Thursday, 2 June 2022
Department of Children, Equality, Disability, Integration and Youth
19. To ask the Minister for Children, Equality, Disability, Integration and Youth his plans for the implementation of each of the recommendations of the report of the Special Rapporteur on Child Protection Proposals for a State Response to Illegal Birth Registrations in Ireland; the timeline for same; and if he will make a statement on the matter. [28489/22]
In March 2021, following publication of the Independent Review into Illegal Birth Registration, I asked Professor Conor O’Mahony, the Special Rapporteur on Child Protection, to consider the significant complexities and challenges which arise in relation to the issue of illegal birth registration, and to provide a report proposing an appropriate course of action. On 14th March 2022 I published the report which sets out 17 numbered recommendations.
The Birth Information and Tracing Bill 2022 will robustly fulfill the vast majority of the report's recommendations, specifically addressing recommendations 1- 14 inclusive. In terms of the status of this Bill, it was passed by Dáil Éireann on 27th April 2022 and is currently at Committee Stage in Seanad Éireann. My hope is that it will be enacted this summer, with some elements of the legislation having immediate effect and others being commenced in the autumn.

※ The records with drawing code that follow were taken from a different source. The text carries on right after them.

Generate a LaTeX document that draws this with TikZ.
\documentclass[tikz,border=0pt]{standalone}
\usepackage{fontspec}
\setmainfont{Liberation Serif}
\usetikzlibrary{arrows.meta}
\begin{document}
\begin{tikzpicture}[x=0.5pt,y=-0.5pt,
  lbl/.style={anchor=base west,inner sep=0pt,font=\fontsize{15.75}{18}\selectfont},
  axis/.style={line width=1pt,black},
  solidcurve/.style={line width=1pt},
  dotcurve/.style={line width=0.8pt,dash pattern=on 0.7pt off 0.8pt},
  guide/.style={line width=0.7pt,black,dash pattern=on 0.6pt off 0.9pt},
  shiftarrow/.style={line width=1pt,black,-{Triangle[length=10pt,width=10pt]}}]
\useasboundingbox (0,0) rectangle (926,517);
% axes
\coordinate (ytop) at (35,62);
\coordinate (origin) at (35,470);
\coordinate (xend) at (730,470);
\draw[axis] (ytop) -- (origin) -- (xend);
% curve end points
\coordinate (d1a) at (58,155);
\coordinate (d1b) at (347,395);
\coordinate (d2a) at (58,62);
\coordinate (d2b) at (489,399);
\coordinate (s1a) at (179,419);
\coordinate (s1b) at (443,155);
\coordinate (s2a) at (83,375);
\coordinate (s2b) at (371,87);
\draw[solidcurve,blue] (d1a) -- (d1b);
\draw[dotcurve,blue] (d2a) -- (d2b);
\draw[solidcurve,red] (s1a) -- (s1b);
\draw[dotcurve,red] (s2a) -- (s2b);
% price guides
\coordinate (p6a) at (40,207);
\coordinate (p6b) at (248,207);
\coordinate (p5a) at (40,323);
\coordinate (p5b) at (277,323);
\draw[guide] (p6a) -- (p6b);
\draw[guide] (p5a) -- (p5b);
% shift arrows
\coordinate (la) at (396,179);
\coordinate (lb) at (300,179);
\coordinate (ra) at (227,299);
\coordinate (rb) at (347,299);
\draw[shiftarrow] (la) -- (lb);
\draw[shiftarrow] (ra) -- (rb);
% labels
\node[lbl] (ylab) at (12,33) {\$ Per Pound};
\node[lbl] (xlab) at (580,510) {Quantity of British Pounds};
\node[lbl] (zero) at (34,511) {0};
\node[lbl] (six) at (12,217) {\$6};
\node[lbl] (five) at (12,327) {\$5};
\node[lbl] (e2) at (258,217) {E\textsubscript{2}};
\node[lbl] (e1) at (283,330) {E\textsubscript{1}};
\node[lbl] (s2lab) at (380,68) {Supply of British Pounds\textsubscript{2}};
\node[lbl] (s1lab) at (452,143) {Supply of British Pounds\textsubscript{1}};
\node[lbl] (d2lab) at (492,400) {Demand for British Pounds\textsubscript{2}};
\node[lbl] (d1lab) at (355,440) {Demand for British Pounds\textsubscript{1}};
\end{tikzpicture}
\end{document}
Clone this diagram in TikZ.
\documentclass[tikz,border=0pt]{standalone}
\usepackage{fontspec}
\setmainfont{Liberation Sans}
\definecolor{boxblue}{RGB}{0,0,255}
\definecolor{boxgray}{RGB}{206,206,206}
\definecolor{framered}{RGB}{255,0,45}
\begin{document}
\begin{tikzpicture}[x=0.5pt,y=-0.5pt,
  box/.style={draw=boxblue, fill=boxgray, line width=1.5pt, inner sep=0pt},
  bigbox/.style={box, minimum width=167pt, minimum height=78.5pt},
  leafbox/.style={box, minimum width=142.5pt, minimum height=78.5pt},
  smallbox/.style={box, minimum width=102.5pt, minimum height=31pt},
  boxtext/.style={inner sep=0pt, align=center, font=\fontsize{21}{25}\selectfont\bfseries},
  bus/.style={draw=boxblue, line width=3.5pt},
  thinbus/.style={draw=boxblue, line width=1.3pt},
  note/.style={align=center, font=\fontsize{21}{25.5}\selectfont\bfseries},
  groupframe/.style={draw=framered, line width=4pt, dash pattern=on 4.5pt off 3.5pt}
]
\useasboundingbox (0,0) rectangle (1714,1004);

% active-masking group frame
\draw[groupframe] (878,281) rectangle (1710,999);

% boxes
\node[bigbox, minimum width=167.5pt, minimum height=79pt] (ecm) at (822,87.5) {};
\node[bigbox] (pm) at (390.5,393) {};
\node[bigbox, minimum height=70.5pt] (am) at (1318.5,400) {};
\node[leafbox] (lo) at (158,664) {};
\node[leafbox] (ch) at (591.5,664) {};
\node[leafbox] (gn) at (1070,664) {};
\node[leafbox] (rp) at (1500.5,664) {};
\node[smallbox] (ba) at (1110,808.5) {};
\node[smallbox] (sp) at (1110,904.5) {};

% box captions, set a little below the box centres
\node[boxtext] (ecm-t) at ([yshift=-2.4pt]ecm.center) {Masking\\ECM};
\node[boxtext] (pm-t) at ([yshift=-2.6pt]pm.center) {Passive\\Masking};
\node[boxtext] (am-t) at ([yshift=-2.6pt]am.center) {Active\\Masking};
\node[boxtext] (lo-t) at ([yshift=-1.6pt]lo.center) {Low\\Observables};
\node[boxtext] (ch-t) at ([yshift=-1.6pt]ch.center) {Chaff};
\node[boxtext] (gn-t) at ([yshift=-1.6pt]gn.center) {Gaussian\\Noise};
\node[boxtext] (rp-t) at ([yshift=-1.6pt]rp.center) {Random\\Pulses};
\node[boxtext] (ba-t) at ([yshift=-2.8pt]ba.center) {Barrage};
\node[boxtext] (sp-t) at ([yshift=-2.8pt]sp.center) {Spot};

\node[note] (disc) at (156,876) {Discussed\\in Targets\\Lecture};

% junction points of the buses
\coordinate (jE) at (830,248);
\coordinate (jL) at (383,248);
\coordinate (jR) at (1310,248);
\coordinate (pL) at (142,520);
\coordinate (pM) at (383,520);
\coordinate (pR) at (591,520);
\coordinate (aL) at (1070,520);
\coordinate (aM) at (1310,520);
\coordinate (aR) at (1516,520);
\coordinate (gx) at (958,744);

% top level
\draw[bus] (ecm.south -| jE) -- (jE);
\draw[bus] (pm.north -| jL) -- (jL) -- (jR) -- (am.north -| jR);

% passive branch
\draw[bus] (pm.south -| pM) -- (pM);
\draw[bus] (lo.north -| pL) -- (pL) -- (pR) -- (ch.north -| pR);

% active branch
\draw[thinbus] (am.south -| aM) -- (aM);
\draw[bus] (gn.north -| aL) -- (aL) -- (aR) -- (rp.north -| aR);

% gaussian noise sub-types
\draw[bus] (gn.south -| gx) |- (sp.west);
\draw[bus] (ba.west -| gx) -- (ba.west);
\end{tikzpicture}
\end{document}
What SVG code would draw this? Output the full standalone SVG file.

In relation to recommendation 16 regarding a payment towards legal costs associated with, for example, a declaration of parentage - I have previously signalled my intention to establish a payment scheme to make once-off payments of €3,000 to the individuals affected by confirmed illegal birth registration. The development of this scheme is at an advanced stage with a view to implementation as soon as possible in 2022.
In relation to recommendation 17 that a State inquiry into illegal adoptions should be established on a non-statutory basis, this must be considered in the context of the overall Action Plan for Survivors and Former Residents of Mother and Baby and County Home Institutions and, specifically, in the context of the recently announced proposals for a National Centre for Research and Remembrance. The Centre will comprise a number of distinct, yet interrelated, areas, including a museum and exhibition space, the development of which will be led by the National Museum of Ireland; and a place for reflection and remembrance.
In addition, it will contain a research centre and central repository of records related to institutional trauma in the 20th century, which will form part of the National Archives. One unique aspect of the central repository will be the intended inclusion of the personal testimonies of survivors; allowing the lived experiences of survivors- in their own words- to be formally acknowledged as part of the official record and preserved for posterity.
This important initiative, therefore, addresses the issue of access to records which is so crucial for any further analysis or inquiry, as well as fulfilling one of the key objectives of any truth commission, namely giving voice and providing official recognition to the lived experience of people affected by the legacy of these institutions and historical adoption practices.